Supplied records →
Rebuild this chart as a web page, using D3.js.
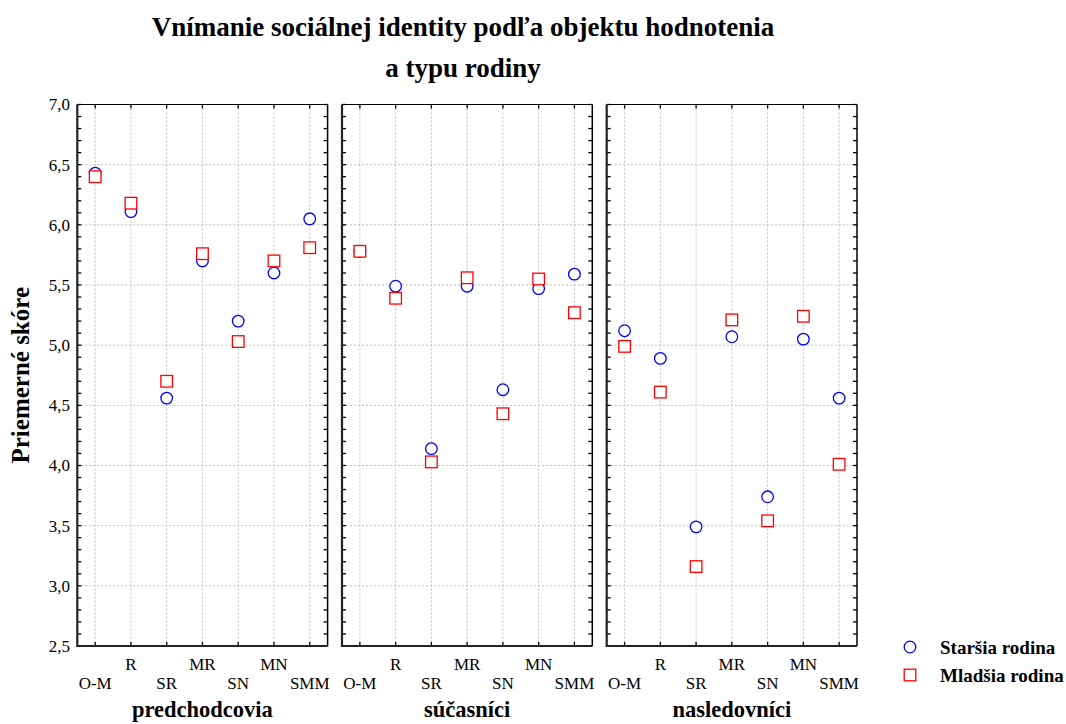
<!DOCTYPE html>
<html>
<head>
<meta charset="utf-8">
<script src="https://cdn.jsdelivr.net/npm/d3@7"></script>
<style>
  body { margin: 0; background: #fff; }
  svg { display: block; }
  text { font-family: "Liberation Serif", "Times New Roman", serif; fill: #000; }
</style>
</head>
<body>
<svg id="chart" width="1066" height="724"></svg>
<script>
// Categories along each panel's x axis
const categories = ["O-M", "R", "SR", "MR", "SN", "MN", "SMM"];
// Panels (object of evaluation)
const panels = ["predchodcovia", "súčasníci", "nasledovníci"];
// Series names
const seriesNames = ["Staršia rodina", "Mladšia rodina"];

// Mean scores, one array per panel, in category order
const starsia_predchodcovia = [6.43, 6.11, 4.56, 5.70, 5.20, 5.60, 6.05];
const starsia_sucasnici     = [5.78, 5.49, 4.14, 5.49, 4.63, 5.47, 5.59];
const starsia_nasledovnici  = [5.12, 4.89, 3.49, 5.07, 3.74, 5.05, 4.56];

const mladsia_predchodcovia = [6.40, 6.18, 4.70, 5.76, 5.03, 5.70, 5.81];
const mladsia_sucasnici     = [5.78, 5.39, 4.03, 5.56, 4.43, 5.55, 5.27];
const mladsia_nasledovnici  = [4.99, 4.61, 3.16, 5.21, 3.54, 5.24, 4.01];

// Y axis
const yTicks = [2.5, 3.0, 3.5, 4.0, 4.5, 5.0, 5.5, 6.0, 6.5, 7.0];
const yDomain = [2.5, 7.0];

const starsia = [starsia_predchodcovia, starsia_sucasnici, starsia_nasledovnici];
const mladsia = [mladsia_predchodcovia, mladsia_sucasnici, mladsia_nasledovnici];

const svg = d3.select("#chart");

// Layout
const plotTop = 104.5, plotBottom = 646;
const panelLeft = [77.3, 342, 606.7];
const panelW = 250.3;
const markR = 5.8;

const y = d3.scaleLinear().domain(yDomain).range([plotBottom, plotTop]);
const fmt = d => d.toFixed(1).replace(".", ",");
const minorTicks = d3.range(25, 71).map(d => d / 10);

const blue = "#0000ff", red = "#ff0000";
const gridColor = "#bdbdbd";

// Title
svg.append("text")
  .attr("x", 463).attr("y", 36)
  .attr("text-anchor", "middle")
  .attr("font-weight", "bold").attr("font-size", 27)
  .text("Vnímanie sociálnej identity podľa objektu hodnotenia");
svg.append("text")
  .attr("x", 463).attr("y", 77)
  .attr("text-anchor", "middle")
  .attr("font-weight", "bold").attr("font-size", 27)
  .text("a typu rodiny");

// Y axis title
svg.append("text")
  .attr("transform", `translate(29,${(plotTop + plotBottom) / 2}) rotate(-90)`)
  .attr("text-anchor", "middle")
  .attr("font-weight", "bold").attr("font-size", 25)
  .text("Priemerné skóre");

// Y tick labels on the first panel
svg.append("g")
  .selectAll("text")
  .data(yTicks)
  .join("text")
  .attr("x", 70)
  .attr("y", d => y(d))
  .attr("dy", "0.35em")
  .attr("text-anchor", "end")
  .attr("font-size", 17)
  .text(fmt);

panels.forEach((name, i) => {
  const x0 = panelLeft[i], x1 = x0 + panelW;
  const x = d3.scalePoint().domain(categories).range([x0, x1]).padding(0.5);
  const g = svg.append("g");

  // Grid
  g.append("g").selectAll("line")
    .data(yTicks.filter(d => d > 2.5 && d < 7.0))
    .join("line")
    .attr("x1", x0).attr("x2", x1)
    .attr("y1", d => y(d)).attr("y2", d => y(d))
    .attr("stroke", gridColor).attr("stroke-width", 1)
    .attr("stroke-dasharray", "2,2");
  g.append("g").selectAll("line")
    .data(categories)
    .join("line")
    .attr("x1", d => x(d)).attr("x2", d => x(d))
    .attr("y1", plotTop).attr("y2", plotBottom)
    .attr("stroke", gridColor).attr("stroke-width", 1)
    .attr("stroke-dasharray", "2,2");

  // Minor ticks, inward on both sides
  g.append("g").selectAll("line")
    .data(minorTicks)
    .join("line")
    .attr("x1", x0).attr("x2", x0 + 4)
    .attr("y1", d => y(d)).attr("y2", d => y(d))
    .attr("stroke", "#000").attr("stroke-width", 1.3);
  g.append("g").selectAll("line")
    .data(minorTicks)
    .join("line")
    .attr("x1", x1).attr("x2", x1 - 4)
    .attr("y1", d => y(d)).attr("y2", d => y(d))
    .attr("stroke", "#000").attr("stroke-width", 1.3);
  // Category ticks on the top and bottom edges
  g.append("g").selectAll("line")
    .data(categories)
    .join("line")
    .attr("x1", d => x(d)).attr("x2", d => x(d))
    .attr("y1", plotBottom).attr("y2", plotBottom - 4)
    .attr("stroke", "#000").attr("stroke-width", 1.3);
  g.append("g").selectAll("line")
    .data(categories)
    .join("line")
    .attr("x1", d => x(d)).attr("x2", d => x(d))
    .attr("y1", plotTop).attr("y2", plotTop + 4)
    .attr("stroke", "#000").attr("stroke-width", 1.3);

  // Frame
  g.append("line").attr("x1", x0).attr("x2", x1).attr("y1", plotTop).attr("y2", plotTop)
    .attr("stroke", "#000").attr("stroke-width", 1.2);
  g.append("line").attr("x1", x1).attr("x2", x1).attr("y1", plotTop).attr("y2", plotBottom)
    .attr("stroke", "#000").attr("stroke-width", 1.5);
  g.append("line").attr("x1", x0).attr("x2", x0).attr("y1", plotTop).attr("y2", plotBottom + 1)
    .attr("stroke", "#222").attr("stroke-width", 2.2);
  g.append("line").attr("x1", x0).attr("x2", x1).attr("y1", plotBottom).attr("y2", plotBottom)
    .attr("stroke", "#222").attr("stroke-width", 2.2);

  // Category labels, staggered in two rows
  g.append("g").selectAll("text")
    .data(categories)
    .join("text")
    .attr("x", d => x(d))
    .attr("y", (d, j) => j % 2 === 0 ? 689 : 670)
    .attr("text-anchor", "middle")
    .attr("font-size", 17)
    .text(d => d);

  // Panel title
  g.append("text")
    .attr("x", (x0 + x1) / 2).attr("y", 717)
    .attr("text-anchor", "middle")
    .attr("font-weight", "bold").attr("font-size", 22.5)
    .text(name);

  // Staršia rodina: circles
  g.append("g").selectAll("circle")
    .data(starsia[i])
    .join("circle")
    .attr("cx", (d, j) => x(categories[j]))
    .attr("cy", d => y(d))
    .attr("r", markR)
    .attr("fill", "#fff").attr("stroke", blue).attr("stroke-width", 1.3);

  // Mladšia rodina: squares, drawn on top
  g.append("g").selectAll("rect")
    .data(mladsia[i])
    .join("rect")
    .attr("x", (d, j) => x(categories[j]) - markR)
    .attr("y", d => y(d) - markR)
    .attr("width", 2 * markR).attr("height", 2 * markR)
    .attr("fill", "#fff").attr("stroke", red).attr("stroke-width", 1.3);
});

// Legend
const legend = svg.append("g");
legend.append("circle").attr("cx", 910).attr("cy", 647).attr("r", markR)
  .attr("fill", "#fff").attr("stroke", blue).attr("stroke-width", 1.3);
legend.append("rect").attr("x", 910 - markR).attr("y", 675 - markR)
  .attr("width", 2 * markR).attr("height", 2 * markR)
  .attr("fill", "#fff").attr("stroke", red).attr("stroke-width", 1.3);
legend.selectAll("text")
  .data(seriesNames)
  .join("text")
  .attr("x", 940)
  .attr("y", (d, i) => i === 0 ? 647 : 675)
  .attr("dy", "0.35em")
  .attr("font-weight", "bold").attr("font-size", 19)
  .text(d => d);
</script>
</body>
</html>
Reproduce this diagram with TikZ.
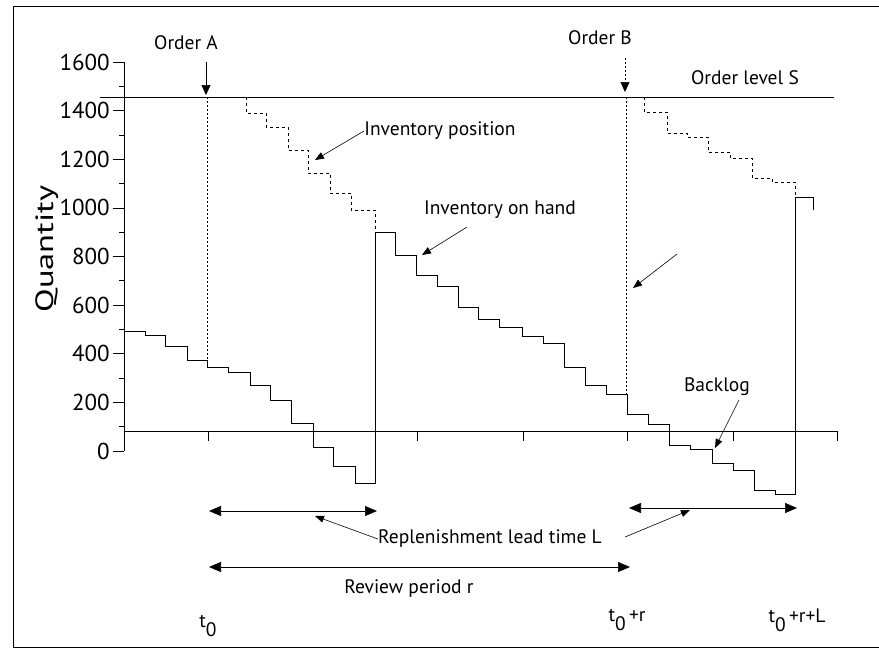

Directive → Please extract exactly the lines of the data, from the first through the line containing "const yDomain = [2.5, 7.0];", and add no pictures to the copy.

Full output →
Rebuild this chart as a web page, using D3.js.
<!DOCTYPE html>
<html>
<head>
<meta charset="utf-8">
<script src="https://cdn.jsdelivr.net/npm/d3@7"></script>
<style>
  body { margin: 0; background: #fff; }
  svg { display: block; }
  text { font-family: "Liberation Serif", "Times New Roman", serif; fill: #000; }
</style>
</head>
<body>
<svg id="chart" width="1066" height="724"></svg>
<script>
// Categories along each panel's x axis
const categories = ["O-M", "R", "SR", "MR", "SN", "MN", "SMM"];
// Panels (object of evaluation)
const panels = ["predchodcovia", "súčasníci", "nasledovníci"];
// Series names
const seriesNames = ["Staršia rodina", "Mladšia rodina"];

// Mean scores, one array per panel, in category order
const starsia_predchodcovia = [6.43, 6.11, 4.56, 5.70, 5.20, 5.60, 6.05];
const starsia_sucasnici     = [5.78, 5.49, 4.14, 5.49, 4.63, 5.47, 5.59];
const starsia_nasledovnici  = [5.12, 4.89, 3.49, 5.07, 3.74, 5.05, 4.56];

const mladsia_predchodcovia = [6.40, 6.18, 4.70, 5.76, 5.03, 5.70, 5.81];
const mladsia_sucasnici     = [5.78, 5.39, 4.03, 5.56, 4.43, 5.55, 5.27];
const mladsia_nasledovnici  = [4.99, 4.61, 3.16, 5.21, 3.54, 5.24, 4.01];

// Y axis
const yTicks = [2.5, 3.0, 3.5, 4.0, 4.5, 5.0, 5.5, 6.0, 6.5, 7.0];
const yDomain = [2.5, 7.0];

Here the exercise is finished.